In 1838 this was the property of Lord Ashtown, held by deed for ever.  It contains a.r.p. (acres, roods, perches).  It was noted at the time that half of the land was bog but the remainder was arable land of ‘middling quality’.  The houses and roads were in good repair.

Down’s Survey of Ireland

The Down’s Survey name for Cloonahinch was Corrglishine in the parish of Killyan.  In 1641 the landowner was Henry Blake.  In 1670 the landowner was John Leonard.  There were 72 unprofitable plantation acres and 209 profitable plantation acres.

Griffiths Valuation

Griffiths Valuation for Cloonahinch was recorded in 1856. The townland comprises 215 acres, 1 rood and 31 perches.  The annual rateable value of the land was £86 5s 0d and the buildings were valued at 15 shillings. Its total rateable value was £86. The landholder was Lord Ashtown and there was a single dwelling, comprising of a house and outbuildings.  The tenant was John Quail.

Census 1851

Census records for 1841 show there were 17 males and 15 females residing in 8 houses in Cloonahinch. There was one uninhabited building. Ten years later in 1851 the number of people had dwindled to 8 males and 4 females who occupied 2 houses. The uninhabited building was not recorded.  The Poor Law valuation in 1851 amounted to £84 5s 0d.

Census 1901 

The Census of 1901 for Cloonahinch shows the enumerator recording two 2nd class inhabited dwellings and one uninhabited which was the National School.  The heads of households were ThomasCahill and Michael Cormican.  The landolder for these 3 buildings was Henry Foreman.

Thomas Cahill (43) lived with his wife Anne (35) and their children Angela (8) Eileen (6) Patrick L.L., (4) Thomas E. (2) and Leo Augustine (no age registered).  Thomas’ occupation is recorded as a Commission Agent and Anne was a National School teacher.

Michael  Cormican (42) lived with his wife Margaret (38). Michael’s occupation was recorded as Sheperd whilst Margaret was a Housekeeper.  There were no children.

Census 1911 

The census of 1911 for Cloonahinch records two inhabited 2nd class dwellings and the National School.  The landholder was Lord Ashtown. The heads of households were Richard Seale and Thomas Cahill.

Richard Seale (42) lived with his wife Rachel (40) and their children, Martha (10) Alfred (7) Rachel (5) William (3) and Dorothy (2).
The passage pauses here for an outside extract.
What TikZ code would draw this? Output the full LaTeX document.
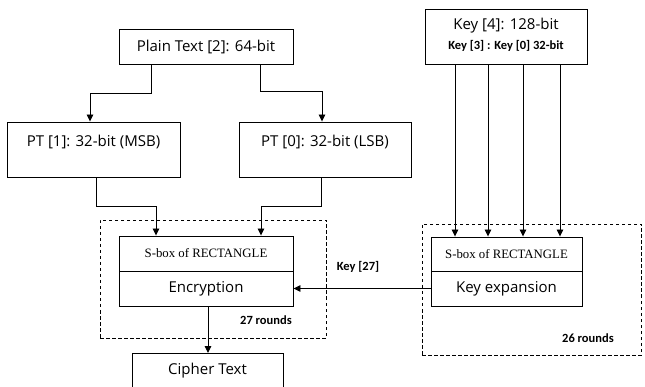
\documentclass[tikz,border=0pt]{standalone}
\usepackage{fontspec}
\setmainfont{Open Sans}
\newfontfamily\serifbox{Liberation Serif}
\newfontfamily\smalllab{Carlito}
\usetikzlibrary{arrows.meta}
\begin{document}
\begin{tikzpicture}[x=1pt,y=-1pt,
  box/.style={draw, line width=0.9pt, inner sep=0pt},
  conn/.style={line width=0.9pt, -{Triangle[length=7pt,width=6.5pt]}},
  plainline/.style={line width=0.9pt},
  grp/.style={draw, line width=0.8pt, dash pattern=on 3.5pt off 2.5pt},
  main/.style={font=\fontsize{15}{17}\selectfont},
  sboxtxt/.style={font=\serifbox\fontsize{12.8}{15}\selectfont},
  lab/.style={font=\smalllab\bfseries\fontsize{12.5}{14}\selectfont}]
\useasboundingbox (0,0) rectangle (645,387);

% plaintext and its halves
\node[box, minimum width=174pt, minimum height=35pt, main] (pt2) at (206,46.5) {Plain Text [2]: 64-bit};
\node[box, minimum width=173pt, minimum height=55pt] (pt1) at (93.5,149.5) {};
\node[main] (pt1t) at (93.5,142) {PT [1]: 32-bit (MSB)};
\node[box, minimum width=172pt, minimum height=55pt] (pt0) at (325,149.5) {};
\node[main] (pt0t) at (325,142) {PT [0]: 32-bit (LSB)};

% master key
\node[box, minimum width=162pt, minimum height=55pt] (key) at (506,36.5) {};
\node[main] (keyt) at (506,26) {Key [4]: 128-bit};
\node[lab] (keys) at (506,46) {Key [3] : Key [0] 32-bit};

% round groups
\node[grp, minimum width=226pt, minimum height=118pt] (grpL) at (213,279) {};
\node[grp, minimum width=219pt, minimum height=131pt] (grpR) at (531.5,289.5) {};

% encryption block
\node[box, minimum width=174pt, minimum height=35pt, sboxtxt] (sb1) at (206,253.5) {S-box of RECTANGLE};
\node[box, minimum width=174pt, minimum height=35pt, main] (enc) at (206,288.5) {Encryption};

% key schedule block
\node[box, minimum width=151pt, minimum height=34pt, sboxtxt] (sb2) at (506.5,254) {S-box of RECTANGLE};
\node[box, minimum width=151pt, minimum height=35pt, main] (kexp) at (506.5,288.5) {Key expansion};

% output box (runs past the lower edge)
\coordinate (ctl) at (132,353);
\coordinate (ctr) at (283,353);
\coordinate (cttop) at (208,353);
\draw[plainline] (132,395) -- (ctl) -- (ctr) -- (283,395);
\node[main] (ct) at (207.5,371) {Cipher Text};

% labels
\node[lab] (r27) at (266,320) {27 rounds};
\node[lab] (r26) at (588,338) {26 rounds};
\node[lab] (k27) at (358,267) {Key [27]};

% plaintext split
\draw[conn] (pt2.south -| 151,0) |- (90,93) -- (pt1.north -| 90,0);
\draw[conn] (pt2.south -| 260,0) |- (322,91) -- (pt0.north -| 322,0);

% halves into the cipher
\draw[conn] (pt1.south -| 96,0) |- (156,206) -- (sb1.north -| 156,0);
\draw[conn] (pt0.south -| 321,0) |- (261,206) -- (sb1.north -| 261,0);

% key words into the key schedule
\foreach \kx in {455,488,523,560}
  \draw[conn] (key.south -| \kx,0) -- (sb2.north -| \kx,0);

% round keys and output
\draw[conn] (kexp.west) -- (enc.east);
\draw[conn] (enc.south -| cttop) -- (cttop);
\end{tikzpicture}
\end{document}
Thomas Cahill lived with his wife Anna Maria (47)and their 6 children, Angela Marion (18) Aileen Nora (16) Thomas Edward (12) Leo Augustine (10) and Vivienne Christine (7).  Patrick L.. L. who was recorded in 1901 was missing from the 1911 form.  Thomas’ occupation was recorded as DC and CPLG whilst Anna Maria was recorded as a National School teacher.
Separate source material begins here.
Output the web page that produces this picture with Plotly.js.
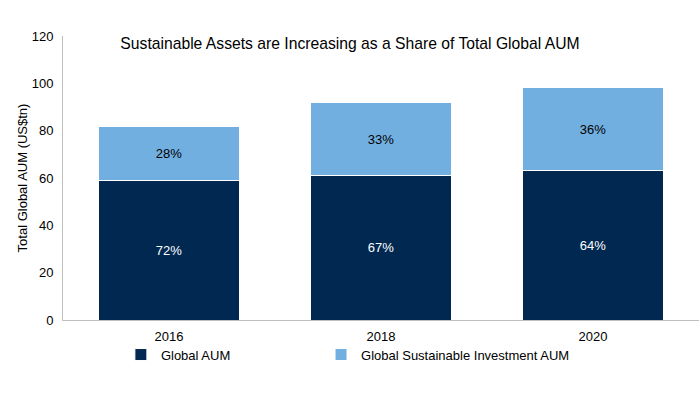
<!DOCTYPE html>
<html>
<head>
<meta charset="utf-8">
<script src="https://cdn.plot.ly/plotly-3.0.1.min.js"></script>
<style>html,body{margin:0;padding:0;background:#fff;}#chart{width:700px;height:400px;}</style>
</head>
<body>
<div id="chart"></div>
<script>
const years = ['2016', '2018', '2020'];
const globalAUM = [59.0, 61.1, 63.2];
const sustainableAUM = [22.8, 30.7, 35.0];
const globalShare = ['72%', '67%', '64%'];
const sustainableShare = ['28%', '33%', '36%'];
const seriesNames = ['Global AUM', 'Global Sustainable Investment AUM'];

const font = 'Liberation Sans, Arial, sans-serif';

const traces = [
  {
    type: 'bar', x: years, y: globalAUM, name: seriesNames[0], legend: 'legend',
    text: globalShare, textposition: 'inside', insidetextanchor: 'middle',
    textfont: {color: '#ffffff', size: 13, family: font},
    marker: {color: '#002851', line: {color: '#ffffff', width: 1}},
    hoverinfo: 'none'
  },
  {
    type: 'bar', x: years, y: sustainableAUM, name: seriesNames[1], legend: 'legend2',
    text: sustainableShare, textposition: 'inside', insidetextanchor: 'middle',
    textfont: {color: '#000000', size: 13, family: font},
    marker: {color: '#72afe1', line: {color: '#ffffff', width: 1}},
    hoverinfo: 'none'
  }
];

const legendBase = {orientation: 'h', xanchor: 'left', y: -0.069, yanchor: 'top',
                    font: {size: 13}, itemwidth: 30, bgcolor: 'rgba(0,0,0,0)'};

const layout = {
  width: 700, height: 400,
  barmode: 'stack', bargap: 0.335,
  margin: {l: 63, r: 1, t: 36, b: 80},
  paper_bgcolor: '#ffffff', plot_bgcolor: '#ffffff',
  font: {family: font, size: 13, color: '#000000'},
  title: {text: 'Sustainable Assets are Increasing as a Share of Total Global AUM',
          font: {size: 15.7, family: font, color: '#000000'},
          x: 0.5, xref: 'container', xanchor: 'center', y: 0.89, yref: 'container', yanchor: 'middle'},
  xaxis: {type: 'category', showline: true, linecolor: '#bfbfbf', linewidth: 1,
          showgrid: false, ticks: 'outside', ticklen: 4, tickcolor: 'rgba(0,0,0,0)',
          tickfont: {size: 13}, zeroline: false},
  yaxis: {range: [0, 120], dtick: 20, showline: true, linecolor: '#bfbfbf', linewidth: 1,
          showgrid: false, zeroline: false, ticks: 'outside', ticklen: 6, tickcolor: 'rgba(0,0,0,0)',
          tickfont: {size: 13},
          title: {text: 'Total Global AUM (US$tn)', font: {size: 13}, standoff: 1}},
  showlegend: true,
  legend: Object.assign({}, legendBase, {x: 0.091}),
  legend2: Object.assign({}, legendBase, {x: 0.4057})
};

Plotly.newPlot('chart', traces, layout, {displayModeBar: false, staticPlot: true});
</script>
</body>
</html>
Recorded Monuments in Cloonahinch

There are two sites of interest in Cloonahinch. The first is an oval depression in the ground that after examination in 1986 was discovered to be an unused quarry.  The second is where, in 1972, the remains of a body was discovered in the bog.

Recorded Monument GA 086:083 (Quarry) on inspection proved to be an oval depression depicting a disused quarry.

Ancient Bog Body

Recorded Monument GA086:255 (Burial) was discovered in 1972 by two men cutting turf.  A pair of human feet was discovered in a bog at Cloonahinch, near Woodlawn, Co. Galway. Professor E. Rynne visited the site and reported that the find spot had been completely destroyed. It is possible that the feet were the only surviving part of a more ancient bog body which had been exposed and dispersed over years through turf cutting (Ó Floinn 1995, 227) (pers. comm. M. Cahill and M. Sikora, )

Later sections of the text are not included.